* Start Information supplied *

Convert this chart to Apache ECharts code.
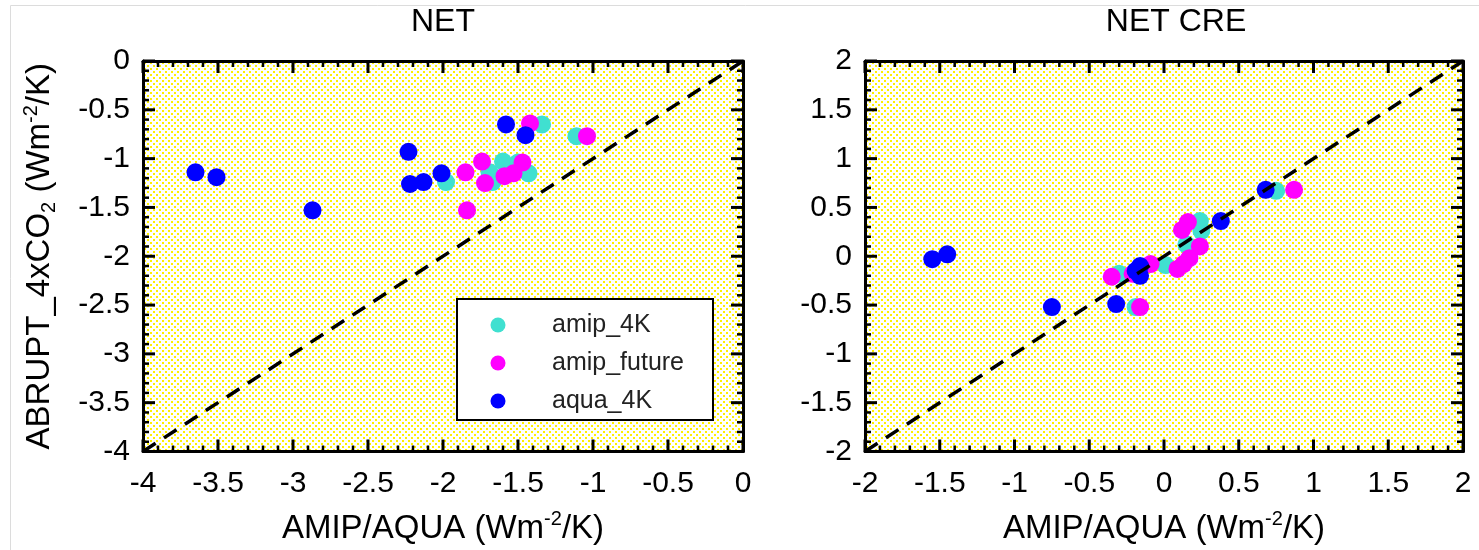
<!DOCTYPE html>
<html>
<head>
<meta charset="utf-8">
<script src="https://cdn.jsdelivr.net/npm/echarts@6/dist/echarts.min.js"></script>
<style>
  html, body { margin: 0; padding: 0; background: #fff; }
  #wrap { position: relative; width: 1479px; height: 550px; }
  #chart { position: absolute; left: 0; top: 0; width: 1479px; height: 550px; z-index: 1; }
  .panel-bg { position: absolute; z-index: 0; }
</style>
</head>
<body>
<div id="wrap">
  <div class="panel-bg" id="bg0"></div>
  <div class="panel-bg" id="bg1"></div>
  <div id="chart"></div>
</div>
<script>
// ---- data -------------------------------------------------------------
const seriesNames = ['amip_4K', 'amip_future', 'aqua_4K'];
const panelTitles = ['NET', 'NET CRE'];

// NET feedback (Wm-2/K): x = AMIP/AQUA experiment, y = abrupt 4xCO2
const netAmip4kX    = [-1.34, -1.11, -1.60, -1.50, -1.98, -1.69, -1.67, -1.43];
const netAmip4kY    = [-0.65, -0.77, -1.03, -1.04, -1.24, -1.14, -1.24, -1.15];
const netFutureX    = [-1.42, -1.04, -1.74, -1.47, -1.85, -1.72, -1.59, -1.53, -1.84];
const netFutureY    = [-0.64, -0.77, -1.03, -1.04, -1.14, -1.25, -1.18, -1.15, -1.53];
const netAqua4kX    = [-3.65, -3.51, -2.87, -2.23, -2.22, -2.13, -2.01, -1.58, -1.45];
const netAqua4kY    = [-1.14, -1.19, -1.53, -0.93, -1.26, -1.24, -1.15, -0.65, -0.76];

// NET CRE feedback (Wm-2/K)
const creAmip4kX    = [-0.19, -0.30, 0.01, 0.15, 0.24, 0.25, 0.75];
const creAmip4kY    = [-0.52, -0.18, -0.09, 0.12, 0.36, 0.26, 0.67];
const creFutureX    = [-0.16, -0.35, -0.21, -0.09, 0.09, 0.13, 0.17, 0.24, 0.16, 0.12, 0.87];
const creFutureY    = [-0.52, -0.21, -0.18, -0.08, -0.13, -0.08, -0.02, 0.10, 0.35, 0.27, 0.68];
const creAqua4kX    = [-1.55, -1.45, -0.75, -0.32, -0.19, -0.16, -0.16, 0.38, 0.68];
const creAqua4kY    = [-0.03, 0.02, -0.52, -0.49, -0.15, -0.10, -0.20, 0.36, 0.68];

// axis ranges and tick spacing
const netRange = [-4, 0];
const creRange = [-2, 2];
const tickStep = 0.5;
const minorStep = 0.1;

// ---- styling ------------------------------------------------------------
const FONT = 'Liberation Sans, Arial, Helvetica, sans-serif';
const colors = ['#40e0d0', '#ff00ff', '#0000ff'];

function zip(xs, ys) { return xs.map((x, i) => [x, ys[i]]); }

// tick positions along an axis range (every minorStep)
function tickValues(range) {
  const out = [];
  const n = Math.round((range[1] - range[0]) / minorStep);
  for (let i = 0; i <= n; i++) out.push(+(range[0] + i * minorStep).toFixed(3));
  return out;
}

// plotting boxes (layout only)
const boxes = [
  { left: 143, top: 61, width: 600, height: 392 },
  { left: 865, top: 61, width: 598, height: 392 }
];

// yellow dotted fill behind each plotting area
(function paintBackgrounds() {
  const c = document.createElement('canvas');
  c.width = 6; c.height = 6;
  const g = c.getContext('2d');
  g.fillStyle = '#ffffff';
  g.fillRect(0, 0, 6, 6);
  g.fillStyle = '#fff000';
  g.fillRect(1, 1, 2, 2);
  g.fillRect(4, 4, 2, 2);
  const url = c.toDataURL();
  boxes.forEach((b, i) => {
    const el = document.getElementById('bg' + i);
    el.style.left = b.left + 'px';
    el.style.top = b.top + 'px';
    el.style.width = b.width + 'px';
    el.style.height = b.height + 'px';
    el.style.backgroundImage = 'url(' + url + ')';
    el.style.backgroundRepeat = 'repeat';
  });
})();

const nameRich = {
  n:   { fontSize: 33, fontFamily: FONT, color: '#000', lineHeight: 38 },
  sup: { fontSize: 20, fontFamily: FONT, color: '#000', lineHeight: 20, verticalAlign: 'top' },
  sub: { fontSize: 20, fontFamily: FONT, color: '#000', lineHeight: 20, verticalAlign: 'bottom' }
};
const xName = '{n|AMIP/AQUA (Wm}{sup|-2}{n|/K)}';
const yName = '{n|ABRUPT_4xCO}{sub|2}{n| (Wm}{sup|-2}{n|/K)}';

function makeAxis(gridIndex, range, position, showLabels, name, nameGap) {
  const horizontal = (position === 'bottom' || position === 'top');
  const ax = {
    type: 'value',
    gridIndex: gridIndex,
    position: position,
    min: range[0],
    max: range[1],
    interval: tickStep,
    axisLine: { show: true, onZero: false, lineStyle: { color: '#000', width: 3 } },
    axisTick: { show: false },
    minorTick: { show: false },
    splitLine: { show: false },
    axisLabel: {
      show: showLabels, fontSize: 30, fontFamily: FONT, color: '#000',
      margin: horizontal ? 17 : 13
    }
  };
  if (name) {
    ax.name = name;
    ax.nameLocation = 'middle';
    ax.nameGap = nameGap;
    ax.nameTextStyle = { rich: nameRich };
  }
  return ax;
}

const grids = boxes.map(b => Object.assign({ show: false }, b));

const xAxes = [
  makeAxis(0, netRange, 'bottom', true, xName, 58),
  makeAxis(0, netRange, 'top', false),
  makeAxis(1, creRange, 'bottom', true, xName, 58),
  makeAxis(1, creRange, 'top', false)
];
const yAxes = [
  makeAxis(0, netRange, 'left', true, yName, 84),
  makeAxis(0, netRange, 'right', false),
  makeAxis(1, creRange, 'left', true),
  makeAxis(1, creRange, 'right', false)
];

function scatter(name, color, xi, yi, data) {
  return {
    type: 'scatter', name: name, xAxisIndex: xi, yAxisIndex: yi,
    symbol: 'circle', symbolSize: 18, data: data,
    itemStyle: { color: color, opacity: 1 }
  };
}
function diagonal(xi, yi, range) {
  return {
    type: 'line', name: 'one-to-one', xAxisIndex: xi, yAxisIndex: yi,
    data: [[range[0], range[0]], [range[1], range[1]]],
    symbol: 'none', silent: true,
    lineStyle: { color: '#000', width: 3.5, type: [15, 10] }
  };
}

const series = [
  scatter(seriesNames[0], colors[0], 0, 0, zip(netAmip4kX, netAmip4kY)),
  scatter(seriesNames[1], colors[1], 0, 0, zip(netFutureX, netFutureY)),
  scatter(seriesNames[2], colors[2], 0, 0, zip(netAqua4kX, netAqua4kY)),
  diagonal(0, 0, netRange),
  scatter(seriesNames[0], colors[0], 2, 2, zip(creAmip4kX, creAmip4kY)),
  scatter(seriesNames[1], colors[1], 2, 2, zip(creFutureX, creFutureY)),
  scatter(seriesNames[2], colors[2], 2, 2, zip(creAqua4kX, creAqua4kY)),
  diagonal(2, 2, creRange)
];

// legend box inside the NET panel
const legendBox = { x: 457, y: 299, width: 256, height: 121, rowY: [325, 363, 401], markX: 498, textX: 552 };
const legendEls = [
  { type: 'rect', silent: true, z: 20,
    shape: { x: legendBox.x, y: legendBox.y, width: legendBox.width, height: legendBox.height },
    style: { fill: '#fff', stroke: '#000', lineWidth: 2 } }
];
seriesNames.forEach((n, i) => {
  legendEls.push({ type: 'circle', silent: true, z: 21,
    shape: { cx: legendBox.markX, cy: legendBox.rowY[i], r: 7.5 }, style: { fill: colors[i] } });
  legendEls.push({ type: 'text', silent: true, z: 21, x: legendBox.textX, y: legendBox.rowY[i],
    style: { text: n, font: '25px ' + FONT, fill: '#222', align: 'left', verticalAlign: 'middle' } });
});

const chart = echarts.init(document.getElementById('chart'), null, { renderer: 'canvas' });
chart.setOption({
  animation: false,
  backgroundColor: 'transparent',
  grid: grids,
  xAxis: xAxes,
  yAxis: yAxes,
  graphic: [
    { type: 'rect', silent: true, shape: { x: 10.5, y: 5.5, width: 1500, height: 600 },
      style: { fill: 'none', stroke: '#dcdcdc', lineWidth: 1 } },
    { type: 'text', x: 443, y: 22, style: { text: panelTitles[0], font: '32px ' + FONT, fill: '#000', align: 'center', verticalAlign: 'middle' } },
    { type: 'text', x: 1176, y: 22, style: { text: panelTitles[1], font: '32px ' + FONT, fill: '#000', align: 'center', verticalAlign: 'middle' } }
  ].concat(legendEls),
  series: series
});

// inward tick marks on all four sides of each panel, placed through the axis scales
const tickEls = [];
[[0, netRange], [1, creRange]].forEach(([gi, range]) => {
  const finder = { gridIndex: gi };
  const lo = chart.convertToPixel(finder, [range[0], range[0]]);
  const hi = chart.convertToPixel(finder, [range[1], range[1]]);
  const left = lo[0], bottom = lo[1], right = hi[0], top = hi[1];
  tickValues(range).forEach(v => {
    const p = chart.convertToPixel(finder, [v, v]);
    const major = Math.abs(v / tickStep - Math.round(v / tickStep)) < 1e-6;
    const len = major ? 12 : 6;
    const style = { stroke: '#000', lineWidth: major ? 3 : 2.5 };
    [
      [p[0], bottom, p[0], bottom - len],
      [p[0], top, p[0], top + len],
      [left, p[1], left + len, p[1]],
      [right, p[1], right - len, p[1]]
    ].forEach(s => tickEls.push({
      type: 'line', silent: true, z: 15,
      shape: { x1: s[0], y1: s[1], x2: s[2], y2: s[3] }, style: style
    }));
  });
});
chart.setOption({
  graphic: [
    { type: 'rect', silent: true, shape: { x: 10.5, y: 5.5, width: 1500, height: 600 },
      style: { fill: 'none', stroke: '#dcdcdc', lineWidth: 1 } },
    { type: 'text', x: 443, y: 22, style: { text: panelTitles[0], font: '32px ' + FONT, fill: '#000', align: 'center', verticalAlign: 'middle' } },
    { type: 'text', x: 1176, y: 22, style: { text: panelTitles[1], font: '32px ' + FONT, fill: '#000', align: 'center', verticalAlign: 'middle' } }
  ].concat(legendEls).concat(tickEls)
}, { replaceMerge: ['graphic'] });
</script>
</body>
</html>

* End Information supplied *

Instructions for the task: Leave out the pictures, then repeat the listing above exactly from its first line to the line with "const panelTitles = ['NET', 'NET CRE'];", inclusive.

Finished answer:
Convert this chart to Apache ECharts code.
<!DOCTYPE html>
<html>
<head>
<meta charset="utf-8">
<script src="https://cdn.jsdelivr.net/npm/echarts@6/dist/echarts.min.js"></script>
<style>
  html, body { margin: 0; padding: 0; background: #fff; }
  #wrap { position: relative; width: 1479px; height: 550px; }
  #chart { position: absolute; left: 0; top: 0; width: 1479px; height: 550px; z-index: 1; }
  .panel-bg { position: absolute; z-index: 0; }
</style>
</head>
<body>
<div id="wrap">
  <div class="panel-bg" id="bg0"></div>
  <div class="panel-bg" id="bg1"></div>
  <div id="chart"></div>
</div>
<script>
// ---- data -------------------------------------------------------------
const seriesNames = ['amip_4K', 'amip_future', 'aqua_4K'];
const panelTitles = ['NET', 'NET CRE'];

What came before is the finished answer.